小笠原 実は、最初から今のmakeのように「ものづくり」に特化したかったわけではないんですね。
僕はおっしゃるとおりインターネットの世界でずっと仕事をしてきましたが、awabarを作った時期はお節介なソーシャルとか、課金ロジックに絵を乗っけているだけのパズルとか、広告費を回すだけのメディアの亜流がとても目に付くようになっていました。そうではないアンチテーゼを打ちたかったという気持ちが大きかったと思います。
宇野 僕は、小笠原さんが90年代後半のインターネット草創期に感じていたのと似たようなものを、いまの日本的メーカーズムーブメントに感じているんじゃないかと思ったんです。その点についてはいかがでしょうか?
小笠原 僕は、いまでこそawabarやmakeのようなリアルで人が交流するような場を作ってはいても、気持ちはインフラ屋のままなんです。で、人間が使うインターネットって、これだけソーシャルメディア等が普及してくると、今の100倍に成長することはまずないと思います。でも僕らのようなインフラ屋は、自分たちが作ったインフラが今よりも何億倍も使われてほしい。だから、その「何億倍」を実現できる場として、「人間以外」が使うインターネットをもっと追求したくなったということかもしれません。
それと、さきほどの「設備やインフラって、人によって見え方が違う」というのって、いまのmakeでも当てはまると思うんです。たとえば、大手のメーカーで頑張ってきたおじいちゃんからしたら、機械を置いているだけの場所にしか見えないかもしれない。そしてまさにその通りでもあるんですが、大手企業の設備がどれぐらい整っているかを実感として知らない人にとっては、makeって自分でできることが拡張していく全能感を与えてくれる場になるんですね。
人によって感じるイメージがまったく変わるので、僕はmakeでやっているような機械のシェアってすごく面白い商売だと思っていますよ。
■「新しいインターネットのかたち」をつくりたい
宇野 僕が思うのって、「情報テクノロジー×メディア」、つまり情報技術が画面の中やディスクの中を変えていた時代はもう終わるんじゃないか、ということなんです。
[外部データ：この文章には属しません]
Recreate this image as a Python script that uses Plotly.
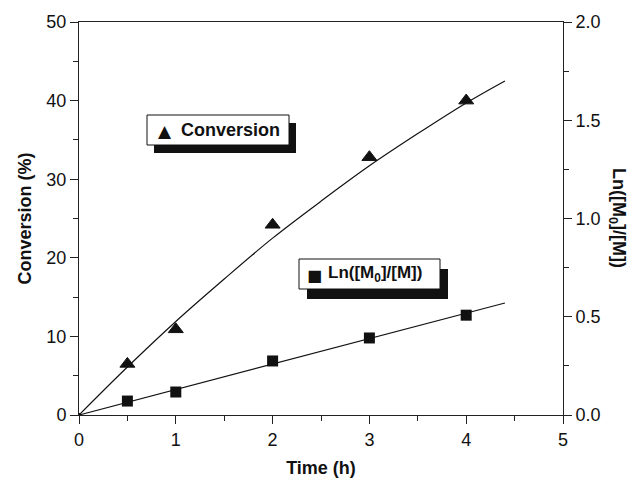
import plotly.graph_objects as go

# data
time_pts = [0.5, 1, 2, 3, 4]
conversion = [6.5, 10.9, 24.2, 32.8, 40.0]
ln_ratio = [0.071, 0.117, 0.275, 0.392, 0.508]
ln_time = [0.5, 1, 2, 3, 4]
origin_time = [0]
origin_value = [0]

fit_time = [0, 0.5, 1, 1.5, 2, 2.5, 3, 3.5, 4, 4.4]
fit_conversion = [0, 6.1, 11.9, 17.3, 22.5, 27.2, 31.7, 35.8, 39.7, 42.5]
fit_ln_time = [0, 4.4]
fit_ln = [0, 0.57]

W, H = 631, 478
L, R, T, B = 79, 563, 22, 415
FONT = "Liberation Sans, Arial, sans-serif"
INK = "#111111"

fig = go.Figure()
fig.add_trace(go.Scatter(x=fit_time, y=fit_conversion, mode="lines", line=dict(color=INK, width=1.2, shape="spline"),
                         showlegend=False, hoverinfo="skip"))
fig.add_trace(go.Scatter(x=fit_ln_time, y=fit_ln, mode="lines", line=dict(color=INK, width=1.2),
                         yaxis="y2", showlegend=False, hoverinfo="skip"))
fig.add_trace(go.Scatter(x=time_pts, y=conversion, mode="markers", opacity=1,
                         marker=dict(symbol="triangle-up", size=13, color=INK, opacity=1,
                                     line=dict(width=1, color=INK)), showlegend=False))
fig.add_trace(go.Scatter(x=origin_time, y=origin_value, mode="markers",
                         marker=dict(symbol="square", size=4, color=INK), showlegend=False))
fig.add_trace(go.Scatter(x=ln_time, y=ln_ratio, mode="markers", yaxis="y2",
                         marker=dict(symbol="square", size=11, color=INK, line=dict(width=0)), showlegend=False))


def tx(x):
    return (x - L) / (R - L)


def ty(y):
    return (B - y) / (B - T)


def box(x0, y0, x1, y1, dx, dy):
    fig.add_shape(type="rect", xref="paper", yref="paper", x0=tx(x0 + dx), x1=tx(x1 + dx), y0=ty(y1 + dy), y1=ty(y0 + dy),
                  fillcolor=INK, line=dict(width=0), layer="above")
    fig.add_shape(type="rect", xref="paper", yref="paper", x0=tx(x0), x1=tx(x1), y0=ty(y1), y1=ty(y0),
                  fillcolor="white", line=dict(color=INK, width=1), layer="above")


axis_common = dict(showline=True, linecolor="#222", linewidth=1, ticks="outside", ticklen=8,
                   tickcolor="#222", showgrid=False, zeroline=False, automargin=False)

fig.update_layout(
    width=W, height=H,
    margin=dict(l=L, r=W - R, t=T, b=H - B),
    paper_bgcolor="white", plot_bgcolor="white",
    font=dict(family=FONT, size=18, color=INK),
    xaxis=dict(range=[0, 5], dtick=1, mirror=True, **axis_common,
               minor=dict(ticks="outside", dtick=0.5, ticklen=5, tickcolor="#222"),
               title=dict(text="<b>Time (h)</b>", font=dict(size=18), standoff=12)),
    yaxis=dict(range=[0, 50], dtick=10, **axis_common,
               minor=dict(ticks="outside", dtick=5, ticklen=5, tickcolor="#222"),
               title=dict(text="<b>Conversion (%)</b>", font=dict(size=18), standoff=10)),
    yaxis2=dict(range=[0, 2.0], dtick=0.5, tickformat=".1f", overlaying="y", side="right", **axis_common,
                minor=dict(ticks="outside", dtick=0.25, ticklen=5, tickcolor="#222")),
)

box(147, 115, 289, 145, 7, 8)
box(299, 259, 440, 289, 8, 10)

# legend keys
fig.add_annotation(xref="paper", yref="paper", x=tx(165), y=ty(131), text="▲",
                   showarrow=False, font=dict(family="DejaVu Sans", size=17, color=INK), xanchor="center", yanchor="middle")
fig.add_annotation(xref="paper", yref="paper", x=tx(314), y=ty(275), text="■",
                   showarrow=False, font=dict(family="DejaVu Sans", size=16, color=INK), xanchor="center", yanchor="middle")
fig.add_annotation(xref="paper", yref="paper", x=tx(179), y=ty(130), text="<b>Conversion</b>",
                   showarrow=False, font=dict(size=18, color=INK), xanchor="left", yanchor="middle")
fig.add_annotation(xref="paper", yref="paper", x=tx(326), y=ty(274), text="<b>Ln([M<sub>0</sub>]/[M])</b>",
                   showarrow=False, font=dict(size=17, color=INK), xanchor="left", yanchor="middle")
fig.add_annotation(xref="paper", yref="paper", x=tx(618), y=ty(218), text="<b>Ln([M<sub>0</sub>]/[M])</b>",
                   textangle=90, showarrow=False, font=dict(size=18, color=INK), xanchor="center", yanchor="middle")

fig.write_html("out.html")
Googleが何年も前から、ネット上の情報空間だけではなく、〈現実そのもの〉を検索する会社に変わっていったというのは、まさにその象徴ではないでしょうか。だから勘のいい人、鼻の利く人は「情報テクノロジー×現実」の時代がやってくると考えて動きだしている。
「IoT(=Internet of Things。モノのインターネット)」はその代表です。それが具体的にどう世の中を変えていくのかということに関して、多くの人が想像できていない中、makeが出てきた。「情報テクノロジーで〈ものづくり〉が変わっていくんだ!」と、強烈に打ち出したのがmakeだと思うんですよね。